Mike, ничто в сансаре не заслуживает серьезного отношения :-) Ни Вы со своими вопросами, ни я со своими ответами :-)

Есть вещи, которые можно изменить. Есть вещи, которые нельзя изменить. Можно хирургически изменить вид своих половых органов, но нельзя придать им функции, свойственные другому полу. Ум и тело связаны, поэтому, хотя многое в уме поддается изменению, в нем тоже есть вещи, которые будут с нами оставаться, пока остается материальное тело.

----------


## Alex

Пытаться игнорировать свою национальность - такая же глупость, как обусловливаться ею и "опускать" другие нации. Что до смены национальной самоидентификации - обычное дело. Моя двоюродная бабушка - чистокровная русская из Костромской области - в молодости вышла замуж за литовца и уехала в Литву. Сейчас она говорит по-русски с сильным акцентом и должна вспоминать нечасто встречающиеся в речи русские слова.
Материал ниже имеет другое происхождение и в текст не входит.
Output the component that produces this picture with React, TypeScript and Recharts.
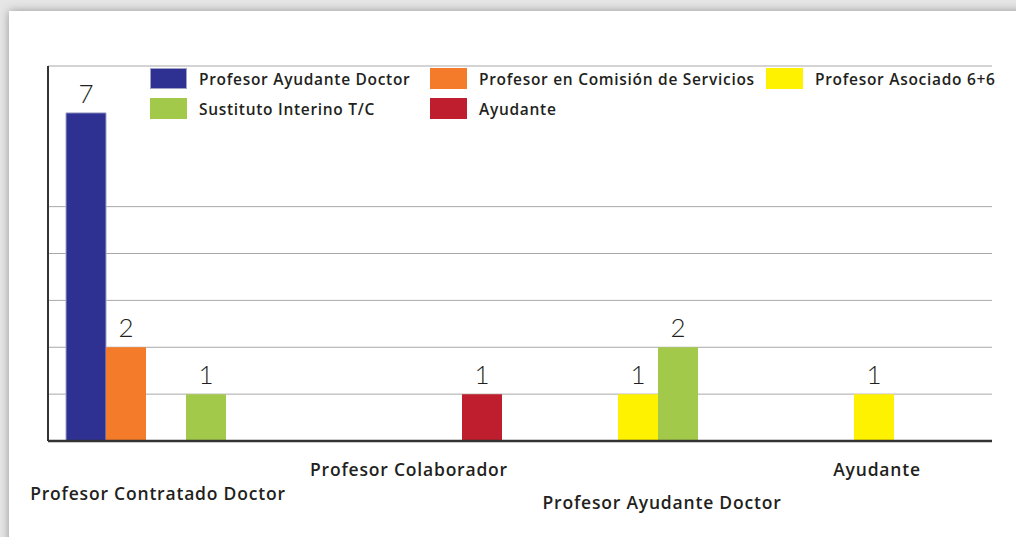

Я сам - наполовину украинец, на четверть русский и на четверть (по отцу) еврей. В советском паспорте в графе "национальность" стояло "украинец". По-украински не говорю, отношения с родственниками на Украине поддерживаю, сало люблю. Моя жена - чистокровная кореянка, родившаяся в Казахстане, родной язык - русский. Кто по национальности наши дети, решайте сами. 

Сам часто ругаю русских за дело (например, за пьянство), но мне субъективно неприятно, когда представители других народов поливают русских грязью.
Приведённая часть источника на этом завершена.